Вечером за ужином взрослые обсуждают, что дом академика Сахарова купил и снес Мартин Шаккум[4], который только тем и прославился, что однажды баллотировался в президенты России и набрал чуть больше одного процента, а с тех пор избирался депутатом от правящей партии (какая бы ни правила). А может, и не Шаккум — взрослые не знают точно, слухами полнятся рублевские поселки. Знакомиться с соседями и проверять факты не принято. Принято ворчать, что разрушаются, дескать, памятники — вот дом академика Сахарова! Это Настя слышит от взрослых за ужином, но не говорят взрослые, что и сами едва ли знают, как сохранить собственный дом, столь же мемориальный, принадлежавший Настиному дедушке великому композитору Шостаковичу. Трудно его сохранить: обветшалый, с неудобной планировкой, со сталинских времен неудобной и разболтанной мебелью, со старинным железным лифтом, ведущим с первого этажа на второй, который нарочно был пристроен, когда великий композитор одряхлел, — лифтом, в котором гений застревал иногда на полдня, лифтом, которого маленькая Настя боялась, когда Шостакович умер и его лифтовая комната стала Настиной спальней. Особенно трудно сохранить все это, потому что мемориальный дом с лифтом только мешает участку под домом стоить миллионы долларов. По пальцам можно перечесть случаи, когда даже очень богатому человеку удалось бы сохранить даже очень мемориальный дом. Да и то всегда с потерями. Редчайший случай — дом Петра Авена в Барвихе, в котором жил писатель Алексей Толстой. Государственная дача, выданная для проживания главному в ту пору пролетарскому писателю лично товарищем Сталиным.

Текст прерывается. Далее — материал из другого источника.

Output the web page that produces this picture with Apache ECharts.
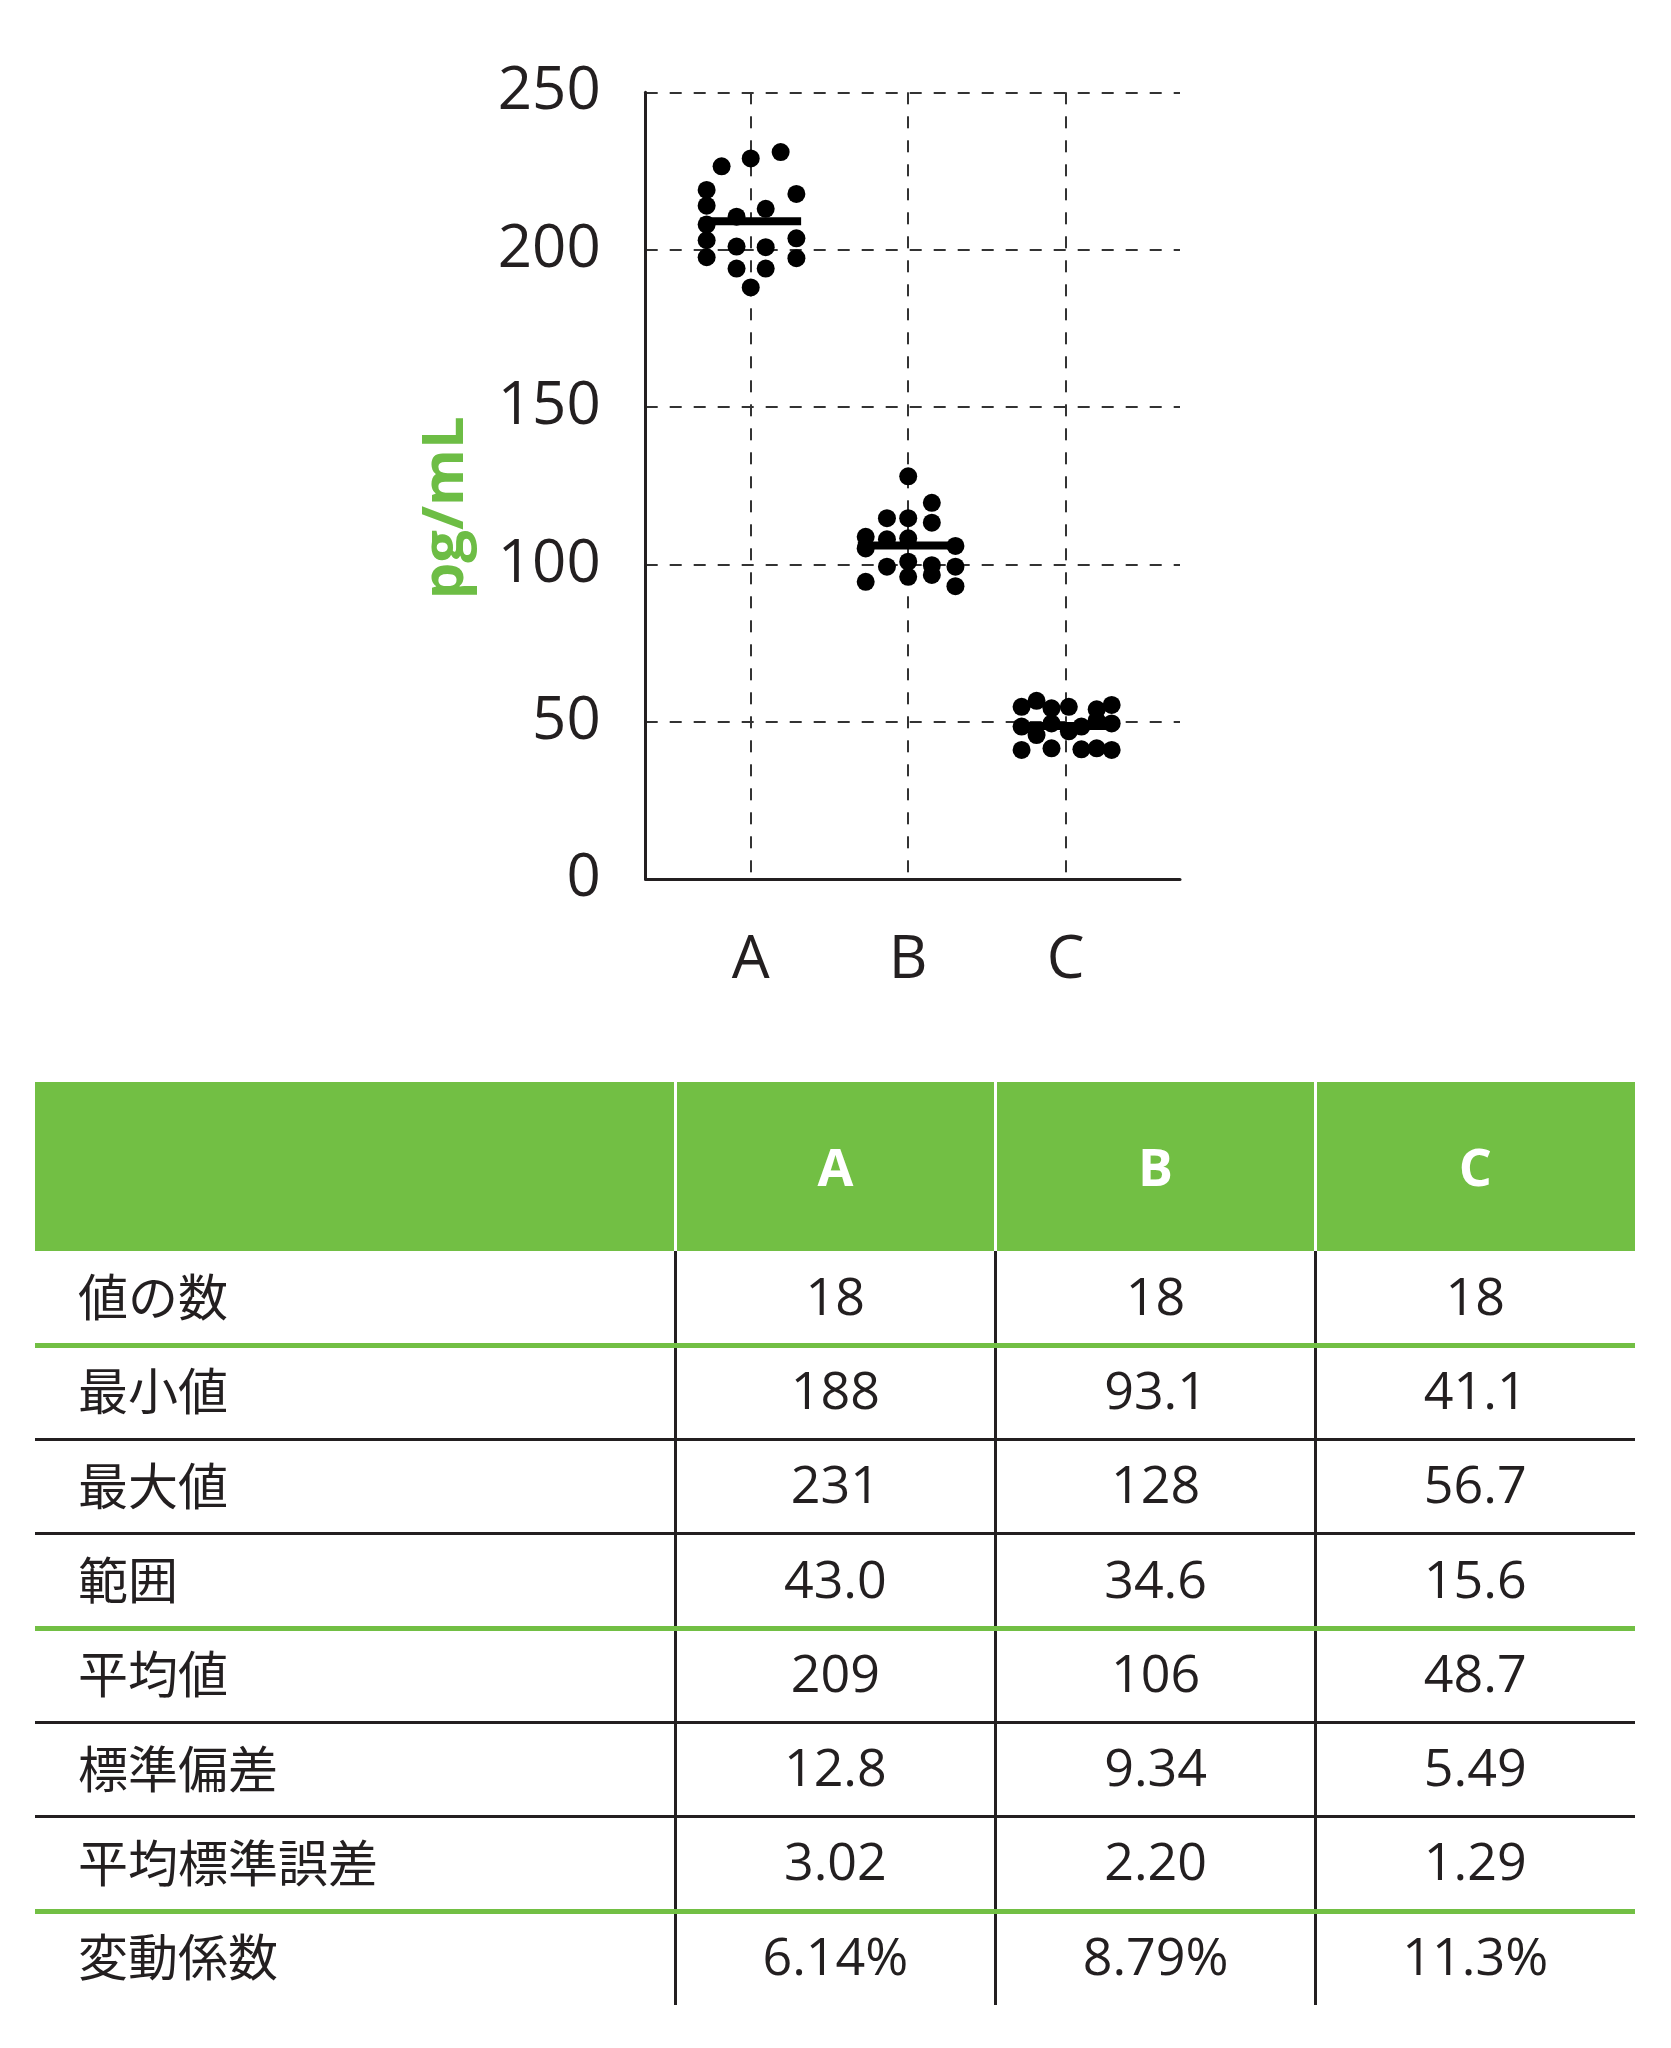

Дом оброс легендами, как обрастала легендами в Советском Союзе всякая видимость благополучия.
В воспоминаниях современников Толстого и даже в позднейшей компиляции Адриана Рудомино «Легендарная Барвиха» про этот дом — дифирамбы: какие там устраивались званые обеды, какие там подавались особенные огурцы, засоленные с гвоздем, чтобы гвоздь придавал огурцам хруста… Но нынешний владелец Петр Авен, человек внимательный, дотошный, недоверчивый и потому изучавший свой дом по околотолстовской частной переписке, показывает мне комнаты, отскобленные до чистого дерева, и говорит: прежний именитый хозяин был здесь глубоко несчастен. Мы поднимаемся по лестнице, которая выстроена заново — Толстой по ней уже не поднимался. Массивные ступени еле слышно поскрипывают у Авена под ногами (такая вокруг тишина), и банкир говорит:
— Толстой на старости лет отчего-то хотел жениться. И женился на Людмиле Крестинской-Барщевой. Только она, кажется, совсем его не любила. Он, пока был в силе, все устраивал для жены праздники, но ничто ее не радовало.

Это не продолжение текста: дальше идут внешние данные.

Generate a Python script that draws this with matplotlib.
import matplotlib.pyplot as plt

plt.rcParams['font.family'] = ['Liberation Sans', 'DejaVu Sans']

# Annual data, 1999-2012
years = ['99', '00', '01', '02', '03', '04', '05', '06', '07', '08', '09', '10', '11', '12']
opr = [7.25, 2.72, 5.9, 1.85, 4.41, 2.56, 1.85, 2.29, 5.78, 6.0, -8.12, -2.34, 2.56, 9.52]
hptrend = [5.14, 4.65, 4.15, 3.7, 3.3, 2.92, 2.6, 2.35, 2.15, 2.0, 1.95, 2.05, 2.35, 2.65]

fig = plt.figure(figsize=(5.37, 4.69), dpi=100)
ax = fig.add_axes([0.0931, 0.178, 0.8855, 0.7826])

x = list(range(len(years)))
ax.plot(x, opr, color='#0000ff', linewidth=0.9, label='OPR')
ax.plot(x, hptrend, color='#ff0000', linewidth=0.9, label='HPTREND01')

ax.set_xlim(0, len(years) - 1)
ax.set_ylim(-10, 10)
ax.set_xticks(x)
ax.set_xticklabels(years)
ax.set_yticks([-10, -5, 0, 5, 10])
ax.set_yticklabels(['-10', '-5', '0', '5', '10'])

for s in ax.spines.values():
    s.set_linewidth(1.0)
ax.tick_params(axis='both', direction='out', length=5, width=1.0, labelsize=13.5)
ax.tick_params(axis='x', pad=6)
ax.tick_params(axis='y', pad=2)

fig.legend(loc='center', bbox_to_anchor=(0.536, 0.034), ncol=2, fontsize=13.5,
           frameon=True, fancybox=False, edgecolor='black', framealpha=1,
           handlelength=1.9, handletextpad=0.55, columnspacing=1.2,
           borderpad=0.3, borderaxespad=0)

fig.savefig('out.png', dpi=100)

— А Рудомино, — перебиваю, — пишет, будто Людмила Ильинична была счастлива, пока жила в Барвихе, а несчастна стала, только когда ее выселили с государственной дачи.
— Не знаю, — Авен пожимает плечами. — Насколько мне известно, когда Толстой одряхлел, жена сдала его тут неподалеку в партийный санаторий. Он все писал оттуда, просился домой, но она не приняла. Там он и умер. Не дома.